Exercise goal:
Reproduce the listing below exactly, minus its pictures.

******

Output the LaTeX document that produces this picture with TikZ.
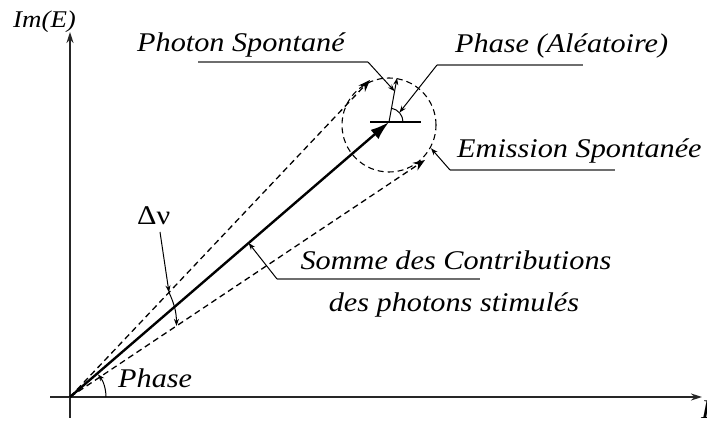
\documentclass[tikz,border=0pt]{standalone}
\usepackage{fontspec}
\setmainfont{Liberation Serif}
\newfontfamily\lblfont[FakeStretch=1.12]{Liberation Serif}
\usepackage{tikz}
\usetikzlibrary{arrows.meta, calc}
\definecolor{leadgray}{HTML}{6E6E6E}

\begin{document}
\begin{tikzpicture}[x=1pt, y=1pt,
  lbl/.style={font=\fontsize{27}{30}\lblfont\itshape, inner sep=0pt,
    anchor=base west},
  axis/.style={line width=1.7pt, black!85,
    -{Stealth[length=11pt, width=7pt]}},
  vec/.style={line width=2.4pt, -{Latex[length=19pt, width=12pt]}},
  dvec/.style={line width=1.3pt, dash pattern=on 6pt off 4pt,
    -{Stealth[length=12pt, width=9pt]}},
  uline/.style={line width=1.5pt, leadgray},
  tip/.style={line width=1pt, -{Stealth[length=7pt, width=5pt]}}
]
  \useasboundingbox (0,0) rectangle (707,423);

  % Axes
  \coordinate (o) at (70,26);
  \coordinate (xl) at (50,26);
  \coordinate (xr) at (702,26);
  \coordinate (yb) at (70,5);
  \coordinate (yt) at (70,391);
  \draw[axis] (xl) -- (xr);
  \draw[axis] (yb) -- (yt);
  \node[lbl, font=\fontsize{24}{26}\lblfont\itshape] (im) at (13,395) {Im(E)};
  \node[lbl] (re) at (701,4) {Re(E)};

  % Resulting field and spontaneous emission circle
  \coordinate (t) at (389,301);
  \coordinate (c) at (389,298);
  \coordinate (hl) at (370,301);
  \coordinate (hr) at (421,301);
  \draw[line width=1.1pt, dash pattern=on 6pt off 4pt] (c) circle[radius=47];
  \draw[vec] (o) -- (t);
  \draw[line width=1.5pt] (hl) -- (hr);

  % Stimulated photons
  \coordinate (u) at (370,343);
  \coordinate (l) at (425,263);
  \foreach \e in {u, l} {
    \draw[dvec] (o) -- (\e);
  }

  % Spontaneous photon and random phase
  \coordinate (p) at (397,345);
  \draw[tip] (t) -- (p);
  \draw[line width=1pt] ($(t)+(14,0)$) arc (0:80:14);

  % Labels
  \node[lbl] (ps) at (137,371) {Photon Spontané};
  \coordinate (ps1) at (198,361);
  \coordinate (ps2) at (368,361);
  \draw[uline] (ps1) -- (ps2);
  \draw[tip] (ps2) -- ($(t)!0.7!(p)$);

  \node[lbl] (pa) at (455,370) {Phase (Aléatoire)};
  \coordinate (pa1) at (437,358);
  \coordinate (pa2) at (583,358);
  \draw[uline] (pa1) -- (pa2);
  \draw[tip] (pa1) -- ($(t)+(42:14)$);

  \node[lbl] (es) at (457,265) {Emission Spontanée};
  \coordinate (es1) at (450,253);
  \coordinate (es2) at (615,253);
  \draw[uline] (es1) -- (es2);
  \draw[tip] (es1) -- ($(c)+(-29:48)$);

  \node[lbl, anchor=base] (sc) at (456,153) {Somme des Contributions};
  \node[lbl, anchor=base] (sp) at (454,111) {des photons stimulés};
  \coordinate (sc1) at (277,144);
  \coordinate (sc2) at (480,144);
  \draw[uline] (sc1) -- (sc2);
  \draw[tip] (sc1) -- ($(o)!0.56!(t)$);

  % Spread
  \node[lbl, font=\fontsize{27}{30}\lblfont] (dn) at (137,198) {Δν};
  \coordinate (dn0) at (160,191);
  \coordinate (dnu) at ($(o)!0.33!(u)$);
  \coordinate (dnl) at ($(o)!0.3!(l)$);
  \draw[tip] (dn0) -- (dnu);
  \draw[tip] (dnu) to[bend left=12] (dnl);

  % Phase
  \node[lbl] (ph) at (118,35) {Phase};
  \draw[tip] ($(o)+(36,0)$) arc (0:39:36);
\end{tikzpicture}
\end{document}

******

Final result:
Output the LaTeX document that produces this picture with TikZ.
\documentclass[tikz,border=0pt]{standalone}
\usepackage{fontspec}
\setmainfont{Liberation Serif}
\newfontfamily\lblfont[FakeStretch=1.12]{Liberation Serif}
\usepackage{tikz}
\usetikzlibrary{arrows.meta, calc}
\definecolor{leadgray}{HTML}{6E6E6E}

\begin{document}
\begin{tikzpicture}[x=1pt, y=1pt,
  lbl/.style={font=\fontsize{27}{30}\lblfont\itshape, inner sep=0pt,
    anchor=base west},
  axis/.style={line width=1.7pt, black!85,
    -{Stealth[length=11pt, width=7pt]}},
  vec/.style={line width=2.4pt, -{Latex[length=19pt, width=12pt]}},
  dvec/.style={line width=1.3pt, dash pattern=on 6pt off 4pt,
    -{Stealth[length=12pt, width=9pt]}},
  uline/.style={line width=1.5pt, leadgray},
  tip/.style={line width=1pt, -{Stealth[length=7pt, width=5pt]}}
]
  \useasboundingbox (0,0) rectangle (707,423);

  % Axes
  \coordinate (o) at (70,26);
  \coordinate (xl) at (50,26);
  \coordinate (xr) at (702,26);
  \coordinate (yb) at (70,5);
  \coordinate (yt) at (70,391);
  \draw[axis] (xl) -- (xr);
  \draw[axis] (yb) -- (yt);
  \node[lbl, font=\fontsize{24}{26}\lblfont\itshape] (im) at (13,395) {Im(E)};
  \node[lbl] (re) at (701,4) {Re(E)};

  % Resulting field and spontaneous emission circle
  \coordinate (t) at (389,301);
  \coordinate (c) at (389,298);
  \coordinate (hl) at (370,301);
  \coordinate (hr) at (421,301);
  \draw[line width=1.1pt, dash pattern=on 6pt off 4pt] (c) circle[radius=47];
  \draw[vec] (o) -- (t);
  \draw[line width=1.5pt] (hl) -- (hr);

  % Stimulated photons
  \coordinate (u) at (370,343);
  \coordinate (l) at (425,263);
  \foreach \e in {u, l} {
    \draw[dvec] (o) -- (\e);
  }

  % Spontaneous photon and random phase
  \coordinate (p) at (397,345);
  \draw[tip] (t) -- (p);
  \draw[line width=1pt] ($(t)+(14,0)$) arc (0:80:14);

  % Labels
  \node[lbl] (ps) at (137,371) {Photon Spontané};
  \coordinate (ps1) at (198,361);
  \coordinate (ps2) at (368,361);
  \draw[uline] (ps1) -- (ps2);
  \draw[tip] (ps2) -- ($(t)!0.7!(p)$);

  \node[lbl] (pa) at (455,370) {Phase (Aléatoire)};
  \coordinate (pa1) at (437,358);
  \coordinate (pa2) at (583,358);
  \draw[uline] (pa1) -- (pa2);
  \draw[tip] (pa1) -- ($(t)+(42:14)$);

  \node[lbl] (es) at (457,265) {Emission Spontanée};
  \coordinate (es1) at (450,253);
  \coordinate (es2) at (615,253);
  \draw[uline] (es1) -- (es2);
  \draw[tip] (es1) -- ($(c)+(-29:48)$);

  \node[lbl, anchor=base] (sc) at (456,153) {Somme des Contributions};
  \node[lbl, anchor=base] (sp) at (454,111) {des photons stimulés};
  \coordinate (sc1) at (277,144);
  \coordinate (sc2) at (480,144);
  \draw[uline] (sc1) -- (sc2);
  \draw[tip] (sc1) -- ($(o)!0.56!(t)$);

  % Spread
  \node[lbl, font=\fontsize{27}{30}\lblfont] (dn) at (137,198) {Δν};
  \coordinate (dn0) at (160,191);
  \coordinate (dnu) at ($(o)!0.33!(u)$);
  \coordinate (dnl) at ($(o)!0.3!(l)$);
  \draw[tip] (dn0) -- (dnu);
  \draw[tip] (dnu) to[bend left=12] (dnl);

  % Phase
  \node[lbl] (ph) at (118,35) {Phase};
  \draw[tip] ($(o)+(36,0)$) arc (0:39:36);
\end{tikzpicture}
\end{document}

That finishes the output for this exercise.